The constraint: we must never silently discard a user's work. The naive approach, Last Writer Wins (LWW), violates this constraint by overwriting one person's 11 hours of edits.
What happens? Conflict resolution is the hardest part of any sync system.
We chose a fork-and-surface strategy (not LWW, not OT) because it guarantees zero data loss for any file type. The server detects the conflict via version vector comparison: if device A's edit has parent version 5 and device B's edit also has parent version 5, but the server is at version 6 (from A's sync), then B's edit is a conflict.
We store both versions and rename the losing copy to 'filename (conflicted copy - device name - date)'. The user sees both files and decides how to merge.
Trade-off: fork-and-surface creates user-visible clutter (conflict files), but data loss is the alternative. Google Docs avoids this with Operational Transformation (OT), merging character-level edits in real time.

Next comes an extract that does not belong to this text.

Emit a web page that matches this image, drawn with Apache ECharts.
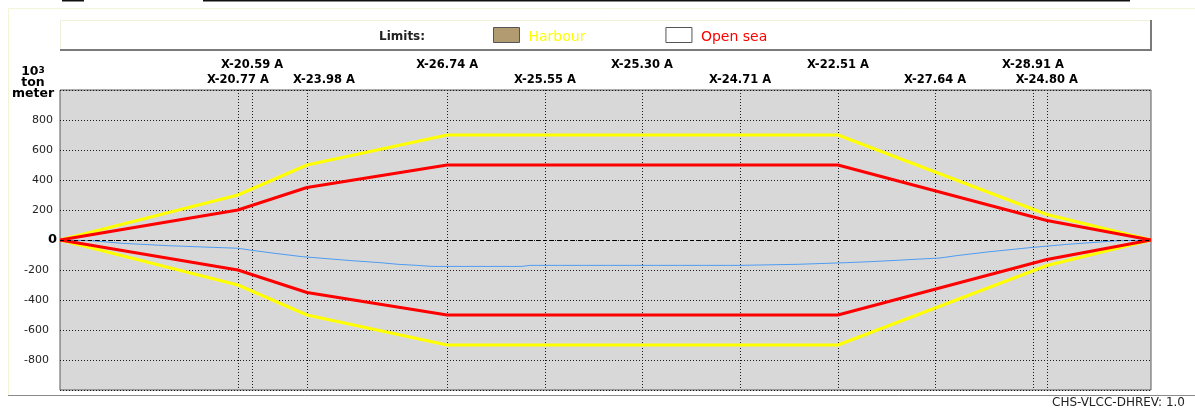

But OT requires an always-online server and does not work for binary files like images or compiled assets. What if the interviewer asks: 'Why not CRDTs?' CRDTs (Conflict-free Replicated Data Types) allow automatic merging without a central server, but they only work for specific data structures (counters, sets, text).
For arbitrary binary files, CRDTs have no general solution.
Why it matters in interviews
This is the interview differentiator. Most candidates say 'LWW' and move on. Explaining why LWW is dangerous for file storage, how version vectors detect conflicts, and why OT is out of scope for binary files shows senior-level thinking.